The Republika Srpska has clearly indicated that it will reject any proposed increases, arguing that its budget cuts - particularly of government salaries - should be mirrored at the state level and in-line with austerity measures passed by other European countries. Even if the budget for 2011 were to remain the same as 2010 (at BAM1.028bn, which is approximately €514m), the share derived from indirect taxation revenues would increase by approximately €59m due to losses of other revenues. Such an arrangement is seen as detrimental to the entity's financial interests and is likely to spark heavy resistance that will threaten the sustainability of state institutions, which currently rely upon temporary financing.

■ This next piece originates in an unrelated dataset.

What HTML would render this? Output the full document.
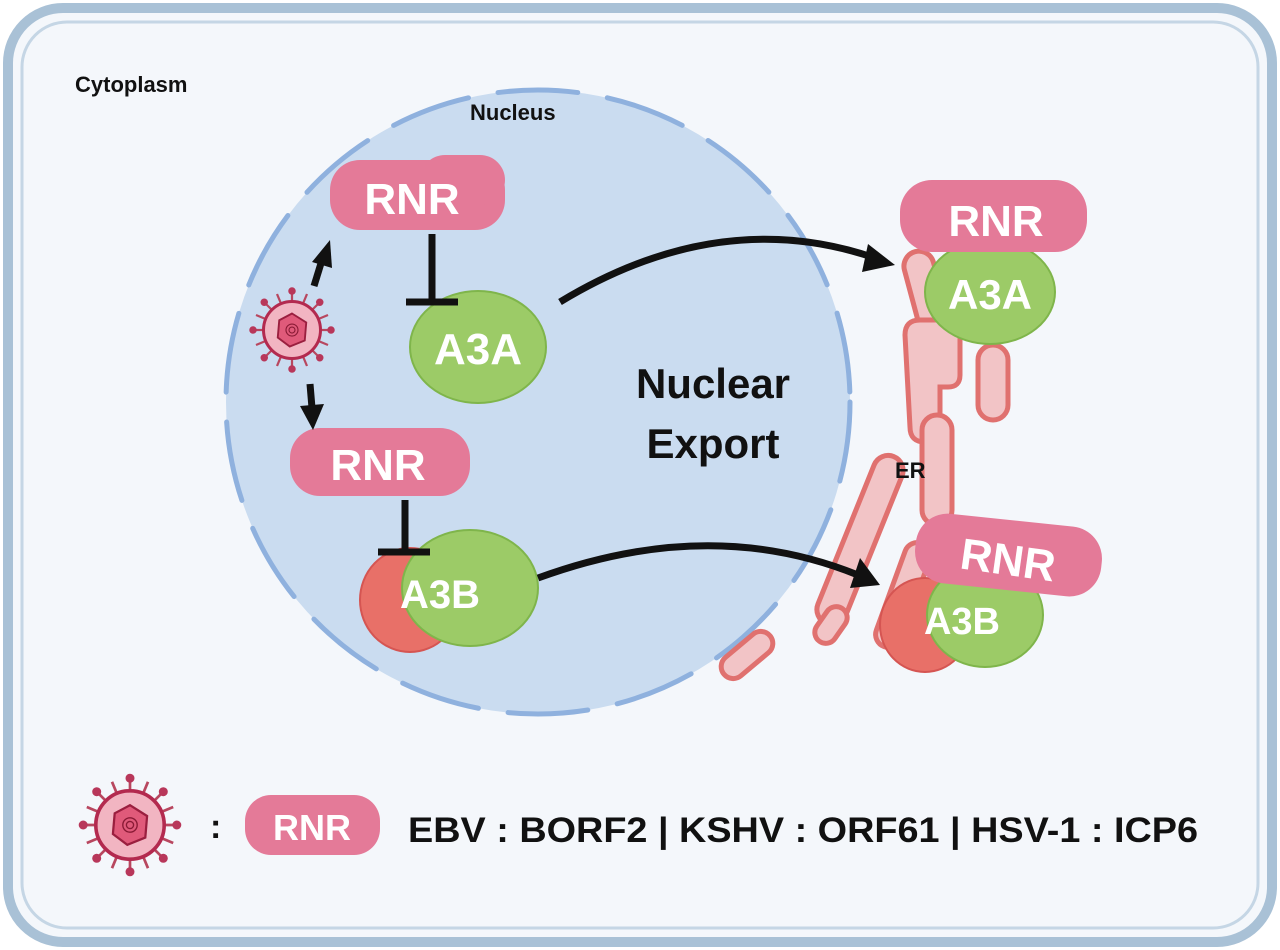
<!DOCTYPE html>
<html><head><style>body{margin:0;background:#fff}svg{display:block}text{font-family:"Liberation Sans",Arial,sans-serif;font-weight:bold}</style></head><body>
<svg width="1280" height="950" viewBox="0 0 1280 950">
<defs>
<g id="virus">
<g stroke="#b8475f" stroke-width="3">
<line x1="0" y1="-52" x2="0" y2="52"/><line x1="-52" y1="0" x2="52" y2="0"/>
<line x1="-37" y1="-37" x2="37" y2="37"/><line x1="-37" y1="37" x2="37" y2="-37"/>
<line x1="-20" y1="-48" x2="20" y2="48"/><line x1="-48" y1="-20" x2="48" y2="20"/>
<line x1="-20" y1="48" x2="20" y2="-48"/><line x1="-48" y1="20" x2="48" y2="-20"/>
</g>
<g fill="#b8375a"><circle cx="0" cy="-52" r="5"/><circle cx="0" cy="52" r="5"/><circle cx="-52" cy="0" r="5"/><circle cx="52" cy="0" r="5"/><circle cx="37" cy="37" r="5"/><circle cx="-37" cy="-37" r="5"/><circle cx="37" cy="-37" r="5"/><circle cx="-37" cy="37" r="5"/></g>
<circle r="38" fill="#f2b5c2" stroke="#b32a4f" stroke-width="4"/>
<polygon points="0,-22 19,-10 17,14 -3,22 -19,10 -17,-13" fill="#e05a7a" stroke="#9a1f3f" stroke-width="2.5"/>
<circle r="8" fill="none" stroke="#8a1a35" stroke-width="1.5"/><circle r="4" fill="none" stroke="#8a1a35" stroke-width="1.5"/>
</g>
</defs>
<rect width="1280" height="950" fill="#fff"/>
<rect x="8" y="8" width="1264" height="934" rx="55" fill="#f4f7fb" stroke="#a9c1d6" stroke-width="10"/>
<rect x="22" y="22" width="1236" height="906" rx="45" fill="none" stroke="#c5d6e5" stroke-width="3"/>
<text x="75" y="92" font-size="22" fill="#111">Cytoplasm</text>
<circle cx="538" cy="402" r="312" fill="#cadcf0"/>
<circle cx="538" cy="402" r="312" fill="none" stroke="#8fb1de" stroke-width="5" stroke-linecap="round" stroke-dasharray="80 30"/>
<text x="470" y="120" font-size="22" fill="#111">Nucleus</text>
<text x="713" y="398" font-size="42" fill="#111" text-anchor="middle">Nuclear</text>
<text x="713" y="458" font-size="42" fill="#111" text-anchor="middle">Export</text>
<!-- ER -->
<g fill="#f2c4c6" stroke="#e0716f" stroke-width="5">
<rect x="913" y="250" width="30" height="100" rx="15" transform="rotate(-15 928 300)"/>
<path d="M905 335 q0-15 15-15 h25 q15 0 15 15 v40 q0 12-12 12 h-8 v40 q0 15-15 15 q-15 0-15-15z"/>
<rect x="978" y="345" width="30" height="75" rx="15"/>
<rect x="922" y="415" width="30" height="110" rx="15"/>
<rect x="845" y="450" width="30" height="180" rx="15" transform="rotate(22 860 540)"/>
<rect x="890" y="540" width="26" height="110" rx="13" transform="rotate(20 903 595)"/>
<rect x="820" y="605" width="22" height="40" rx="11" transform="rotate(35 831 625)"/>
<rect x="735" y="625" width="24" height="60" rx="12" transform="rotate(50 747 655)"/>
</g>
<text x="895" y="478" font-size="22" fill="#111">ER</text>
<!-- nucleus proteins -->
<rect x="330" y="160" width="175" height="70" rx="30" fill="#e47a98"/>
<rect x="420" y="155" width="85" height="50" rx="25" fill="#e47a98"/>
<text x="412" y="214" font-size="44" fill="#fff" text-anchor="middle">RNR</text>
<ellipse cx="478" cy="347" rx="68" ry="56" fill="#9ccb67" stroke="#7fb54b" stroke-width="2"/>
<text x="478" y="364" font-size="44" fill="#fff" text-anchor="middle">A3A</text>
<rect x="290" y="428" width="180" height="68" rx="30" fill="#e47a98"/>
<text x="378" y="480" font-size="44" fill="#fff" text-anchor="middle">RNR</text>
<ellipse cx="410" cy="600" rx="50" ry="52" fill="#e87068" stroke="#d55552" stroke-width="2"/>
<ellipse cx="470" cy="588" rx="68" ry="58" fill="#9ccb67" stroke="#7fb54b" stroke-width="2"/>
<text x="440" y="608" font-size="40" fill="#fff" text-anchor="middle">A3B</text>
<g transform="translate(292 330) scale(0.75)"><use href="#virus"/></g>
<!-- arrows -->
<g stroke="#111" stroke-width="7" fill="none">
<line x1="314" y1="286" x2="322" y2="260"/>
<line x1="310" y1="384" x2="312" y2="408"/>
<line x1="432" y1="234" x2="432" y2="300"/><line x1="406" y1="302" x2="458" y2="302"/>
<line x1="405" y1="500" x2="405" y2="552"/><line x1="378" y1="552" x2="430" y2="552"/>
<path d="M560 302 Q720 205 875 258"/>
<path d="M538 578 Q710 515 858 575"/>
</g>
<g fill="#111">
<polygon points="330,240 312,262 332,268"/>
<polygon points="313,430 300,406 324,404"/>
<polygon points="895,265 868,244 862,272"/>
<polygon points="880,585 860,558 850,588"/>
</g>
<!-- right complexes -->
<ellipse cx="990" cy="292" rx="65" ry="52" fill="#9ccb67" stroke="#7fb54b" stroke-width="2"/>
<text x="990" y="309" font-size="42" fill="#fff" text-anchor="middle">A3A</text>
<rect x="900" y="180" width="187" height="72" rx="32" fill="#e47a98"/>
<text x="996" y="236" font-size="44" fill="#fff" text-anchor="middle">RNR</text>
<ellipse cx="925" cy="625" rx="45" ry="47" fill="#e87068" stroke="#d55552" stroke-width="2"/>
<ellipse cx="985" cy="615" rx="58" ry="52" fill="#9ccb67" stroke="#7fb54b" stroke-width="2"/>
<text x="962" y="634" font-size="38" fill="#fff" text-anchor="middle">A3B</text>
<rect x="915" y="520" width="187" height="70" rx="32" fill="#e47a98" transform="rotate(6 1008 555)"/>
<text x="1008" y="575" font-size="44" fill="#fff" text-anchor="middle" transform="rotate(8 1008 560)">RNR</text>
<!-- legend -->
<g transform="translate(130 825) scale(0.9)"><use href="#virus"/></g>
<text x="210" y="838" font-size="34" fill="#111">:</text>
<rect x="245" y="795" width="135" height="60" rx="26" fill="#e47a98"/>
<text x="312" y="840" font-size="36" fill="#fff" text-anchor="middle">RNR</text>
<text x="408" y="842" font-size="35" fill="#111" textLength="790" lengthAdjust="spacingAndGlyphs">EBV : BORF2 | KSHV : ORF61 | HSV-1 : ICP6</text>
</svg>
</body></html>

Meanwhile, the governing coalition in the Federation - led by the much-vaunted Social Democratic Party (SDP) of Zlatko Lagumdzija - has been accused of nepotism in appointing hundreds of close associates to positions in public companies. Audit reports have revealed a distinct lack of transparency in the spending of almost all the Federation's institutions and ministries, particularly the Ministry of Agriculture, Water Management and Forestry, which apparently paid agricultural incentives to a manufacturer of ammunition and explosives. The same institutions have also been criticized for their excessive levels of spending on salaries and allowances, and travel expenses. Several state companies, such as BH Telecom and Elektroprivreda Bosnia-Herzegovina, which produces and distributes electricity, have also been accused of hiding some €500m in commercial banks that could instead be used for investment purposes.

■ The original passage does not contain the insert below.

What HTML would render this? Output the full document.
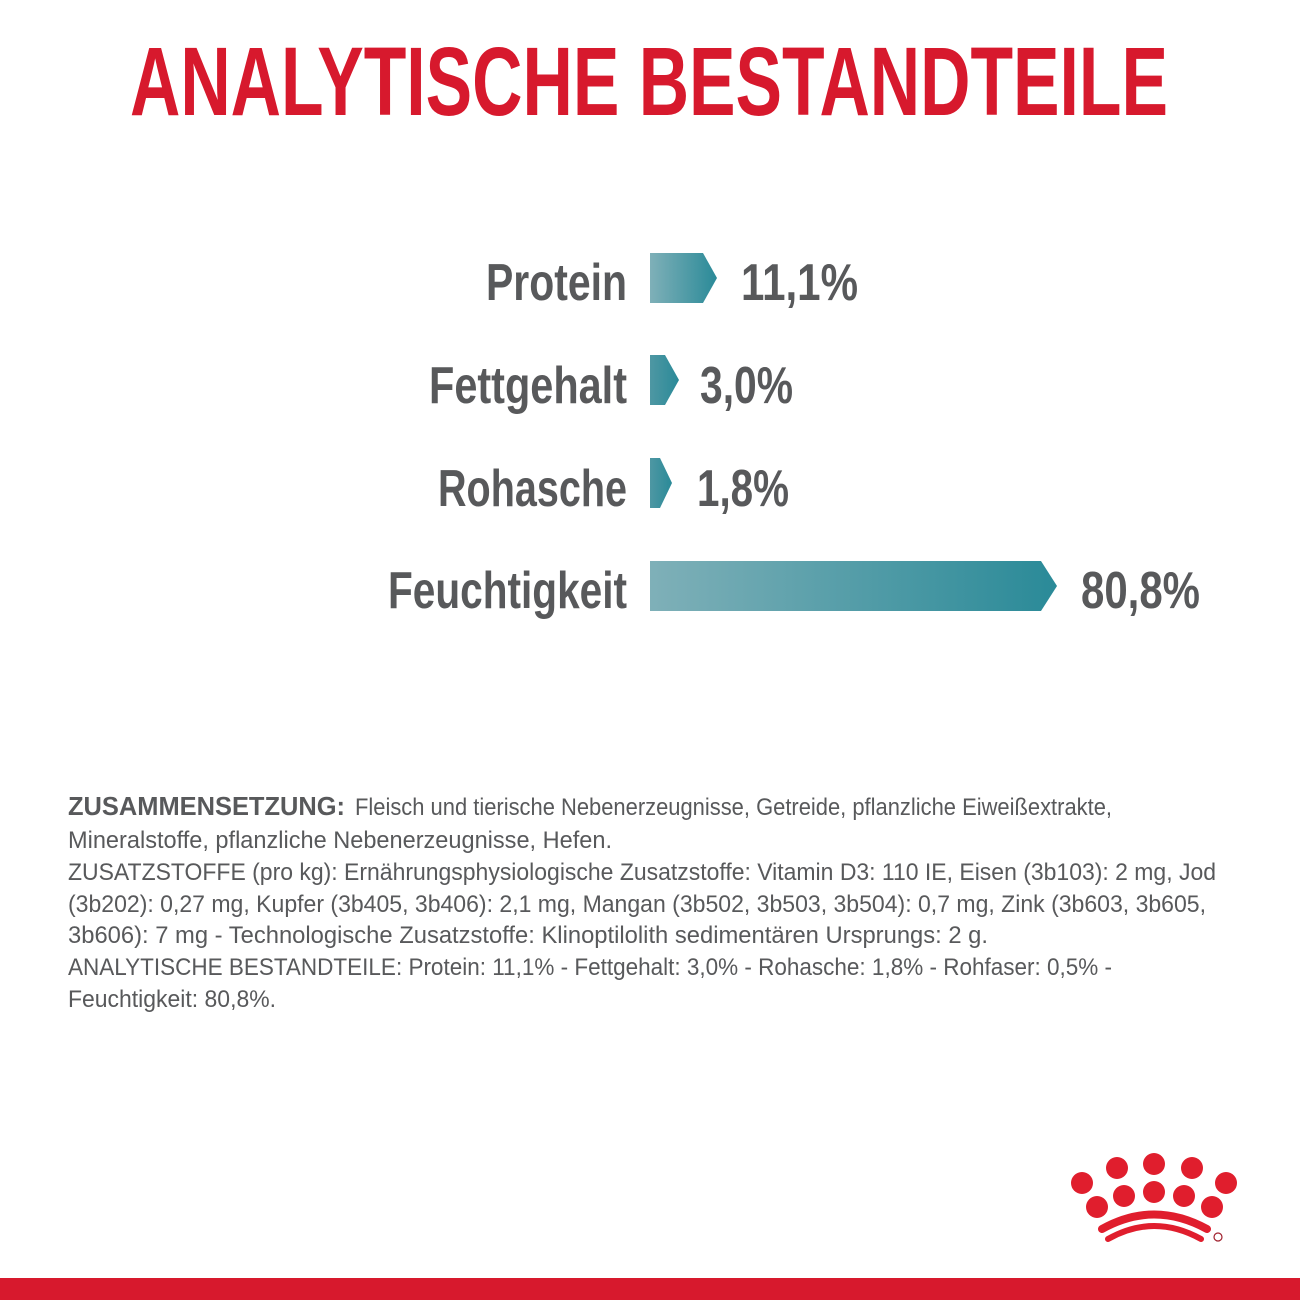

Standard and Poor's has already warned that Bosnia's credit rating may be downgraded from 'stable' to 'negative' due to, in particular, political stalemate and public sector corruption. In addition, Bosnia could lose some €96m of support allocated for 2011 under the EU's Instrument for Pre-Accession As-sistance (IPA), due to a failure to reach agreement on which projects to support. With the EU pushing stronger conditionality as part of its bid to play a more assertive role in the country, such disputes are likely to intensify; particularly with the Republika Srpska largely opposed to projects designed to strengthen state-level institutions, such as the High Judicial and Prosecutorial Council and the Statis-tics Agency. Continued delays in the formation of the Council of Ministers may also deprive Bosnia of further international assistance - including the IMF's Stand-By Arrangement, World Bank credits and the EU's Macro-Financial Assistance - amounting to some €500m.

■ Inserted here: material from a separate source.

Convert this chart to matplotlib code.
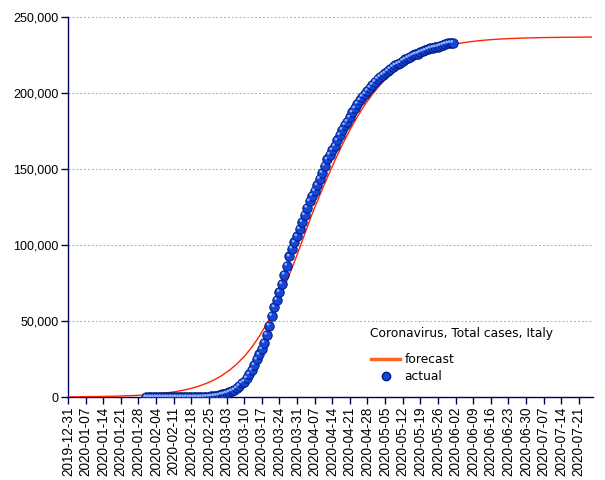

The shifting regional context, meanwhile, is creating new dilemmas. Kosovo's decision to impose a 10% customs duty on goods from Bosnia (which amounted to some €80m in the first six months of 2011) has further impacted its trade balance, with competitors from Macedonia and Montenegro taking over lucrative markets. Croatia's seemingly imminent membership of the EU, however, may open up new possibilities. Once it joins, Croatian manufacturers will no longer benefit from duty-free exports provided by the Central European Free Trade Agreement (CEFTA), but will instead have to pay a 15% levy to export to its most significant non-EU markets in the region. As such, many are considering relocating factories to Bosnia. Pre-empting such a move, the Croatian government has threatened to allow exports to pass through only two border crossings (Gradiska and Bijaca), thereby adding to the costs facing Bosnia's exporters.
If functionality is to be the key driver of constitutional reform, then the country's political elites, as well as the international community, may have to consider the creation of a third - and invariably predominantly Croat - entity within Bosnia as a replacement for the cumbersome and expensive cantonal system of government in the Federation. Indeed, given the contentiousness of constitutional reform issues at present, it makes a great deal of sense to shift the focus to economic development programmes at the entity and cantonal levels.
In the absence of consensus, however, Bosnia-Herzegovina's accelerating economic and fiscal fragmentation continues to pose the biggest threat to its future viability.